Çok değil bir kaç gün önce
Gençlik ve Spor Bakanlığı koridorlarında tarihin derinliklerinden gelen, başarıları ile Türk bayrağını göndere çektiren kişilerin ayak sesleri vardı. Hatırlanmış olmanın mutluluğu ile gururlu ve vakur bir şekilde huzura geldiler.
Gençlik ve Spor Bakanı Akif Çağatay Kılıç, "Şampiyonlar onur konuğumuz'' programı üçüncüsünde
Olimpiyat, Dünya ve Avrupa Şampiyonalarında kürsüye çıkanlarla bir araya geldi.
Bakan, gösterişi pek sevmiyor.
Tabiri caizse; 'Şov' açık değil. Her yaptığını,
"Kör parmağım gözüne'' dercesine basın önünde gerçekleştirmekten kaçınıyor. Eski şampiyonlarla buluşması da öyle oldu.
1992'de
Barcelona'da yapılan
Olimpiyat Oyunları'nda Türkiye'ye Olimpiyatlar'da ilk madalyayı kazandıran kadın sporcu
Hülya Şenyurt'un söyledikleri şimdiki ve gelecekteki sporculara nasihat şeklindeydi. Judo'da 48 kiloda bronz madalya kazandırarak şeref kürsüsüne çıkan
Şenyurt, "Bu diyalog ortamını 1000 cumhuriyet altınına değişmem. Sizlere böyle bir projeyi başlattığınız için teşekkür ediyorum'' diyerek maneviyatın önemine değindi.

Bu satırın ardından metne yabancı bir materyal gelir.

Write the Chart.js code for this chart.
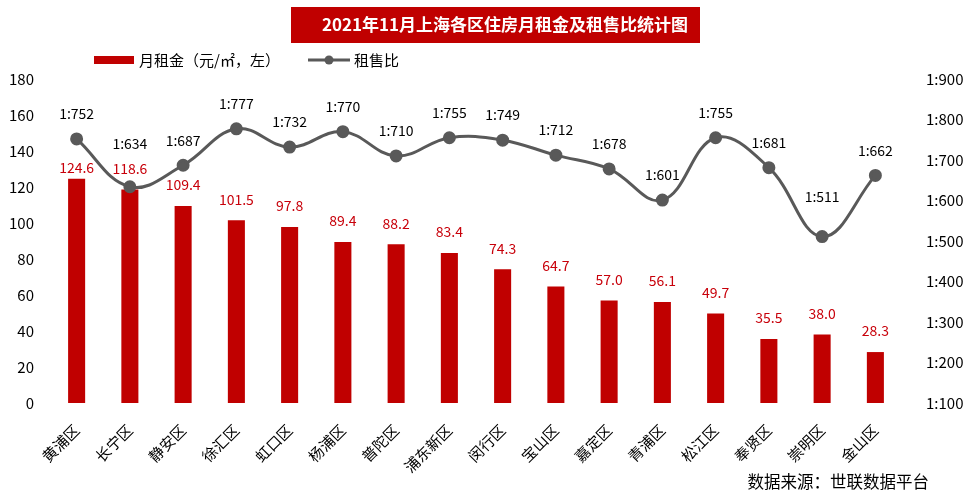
<!DOCTYPE html>
<html>
<head>
<meta charset="utf-8">
<script src="https://cdn.jsdelivr.net/npm/chart.js@4/dist/chart.umd.min.js"></script>
<style>
  html, body { margin: 0; padding: 0; background: #fff; }
  #wrap { width: 971px; height: 503px; }
</style>
</head>
<body>
<div id="wrap"><canvas id="myChart" width="971" height="503"></canvas></div>
<script>
const districts = ['黄浦区', '长宁区', '静安区', '徐汇区', '虹口区', '杨浦区', '普陀区', '浦东新区',
  '闵行区', '宝山区', '嘉定区', '青浦区', '松江区', '奉贤区', '崇明区', '金山区'];
const monthlyRent = [124.6, 118.6, 109.4, 101.5, 97.8, 89.4, 88.2, 83.4, 74.3, 64.7, 57.0, 56.1, 49.7, 35.5, 38.0, 28.3];
const rentSaleRatio = [752, 634, 687, 777, 732, 770, 710, 755, 749, 712, 678, 601, 755, 681, 511, 662];

// hand-placed label nudges (px), as in the original
const rentLabelLift = [-10, 0, 0, 0, 0, 0, 0, 0, 0, 0, 0, 0, 0, 0, 0, 0];
const ratioLabelLift = [0, 18, 0, 0, 0, 0, 0, 0, 0, 0, 0, 0, 0, 0, 15, 0];

const FONT = '"Noto Sans CJK SC", "Noto Sans", sans-serif';
const RED = '#C00000';
const GREY = '#595959';

// title box, legend, source note and value labels
const decorations = {
  id: 'decorations',
  afterDraw(chart) {
    const ctx = chart.ctx;
    ctx.save();

    // title
    ctx.fillStyle = RED;
    ctx.fillRect(291, 7, 409, 36);
    ctx.fillStyle = '#fff';
    ctx.font = 'bold 17px ' + FONT;
    ctx.textAlign = 'center';
    ctx.textBaseline = 'middle';
    ctx.fillText('2021年11月上海各区住房月租金及租售比统计图', 505, 25);

    // legend
    ctx.fillStyle = RED;
    ctx.fillRect(94, 56, 40, 8);
    ctx.fillStyle = '#000';
    ctx.font = '15px ' + FONT;
    ctx.textAlign = 'left';
    ctx.fillText('月租金（元/㎡，左）', 139, 60);
    ctx.strokeStyle = GREY;
    ctx.lineWidth = 3;
    ctx.beginPath();
    ctx.moveTo(308, 60);
    ctx.lineTo(350, 60);
    ctx.stroke();
    ctx.fillStyle = GREY;
    ctx.beginPath();
    ctx.arc(329, 60, 4.5, 0, Math.PI * 2);
    ctx.fill();
    ctx.fillStyle = '#000';
    ctx.fillText('租售比', 354, 60);

    // source
    ctx.font = '16.5px ' + FONT;
    ctx.textAlign = 'right';
    ctx.fillText('数据来源：世联数据平台', 929, 482);

    // bar labels
    ctx.textAlign = 'center';
    ctx.textBaseline = 'middle';
    ctx.font = '14px ' + FONT;
    ctx.fillStyle = '#C8000A';
    chart.getDatasetMeta(1).data.forEach((el, i) => {
      ctx.fillText(monthlyRent[i].toFixed(1), el.x, el.y - 21 - rentLabelLift[i]);
    });

    // ratio labels
    ctx.fillStyle = '#000';
    chart.getDatasetMeta(0).data.forEach((el, i) => {
      ctx.fillText('1:' + rentSaleRatio[i], el.x, el.y - 25 - ratioLabelLift[i]);
    });
    ctx.restore();
  }
};

new Chart(document.getElementById('myChart'), {
  type: 'bar',
  data: {
    labels: districts,
    datasets: [{
      type: 'line',
      label: '租售比',
      data: rentSaleRatio,
      yAxisID: 'y2',
      borderColor: GREY,
      backgroundColor: GREY,
      borderWidth: 3,
      pointRadius: 5,
      pointHoverRadius: 5,
      tension: 0.4,
      order: 0
    }, {
      label: '月租金（元/㎡，左）',
      data: monthlyRent,
      yAxisID: 'y',
      backgroundColor: RED,
      categoryPercentage: 1,
      barPercentage: 0.32,
      order: 1
    }]
  },
  options: {
    responsive: false,
    animation: false,
    layout: { padding: { top: 79, left: 0, right: 0, bottom: 0 } },
    plugins: {
      legend: { display: false },
      title: { display: false },
      tooltip: { enabled: false }
    },
    scales: {
      x: {
        grid: { display: false },
        border: { display: false },
        ticks: {
          color: '#000',
          font: { family: FONT, size: 15 },
          maxRotation: 45,
          minRotation: 45,
          padding: 10
        },
        afterFit(s) { s.height = 100; }
      },
      y: {
        position: 'left',
        min: 0,
        max: 180,
        grid: { display: false },
        border: { display: false },
        ticks: {
          stepSize: 20,
          color: '#000',
          font: { family: FONT, size: 15 },
          padding: 8
        },
        afterFit(s) { s.width = 50; }
      },
      y2: {
        position: 'right',
        min: 100,
        max: 900,
        grid: { display: false },
        border: { display: false },
        ticks: {
          stepSize: 100,
          color: '#000',
          font: { family: FONT, size: 15 },
          padding: 16,
          callback: v => '1:' + v
        },
        afterFit(s) { s.width = 69; }
      }
    }
  },
  plugins: [decorations]
});
</script>
</body>
</html>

Şampiyonlara sahip çıkmak gerçekten de çok önemli. Kendine has güreş teknikleri ile dünya ve Avrupa şampiyonu olma başarısını gösteren Ali Rıza Alan da
"Geçmiş dönemlerde bu tip kabuller ve bir araya gelmeler olmadı. Bu onur verici'' diyerek sahip çıkılmanın mutluluğunu dile getiren isim oldu.
Elbette şampiyonlar geçmişle gelecek arasında kurulacak köprünün en sağlam taşları olacak. Yeter ki, onları şov malzemesi yapmayalım.
Yeter ki onları
"adet yerini bulsun'' diyerek gündeme almayalım.
Bakan Akif Çağatay Kılıç da eski şampiyonlara yönelik yaptığı konuşmasının arasında
"Sohbet edip ayrılanlardan olmayacağız.
Başarılar kitapta kalmamalı" diyerek bu mesajı vermiş oldu.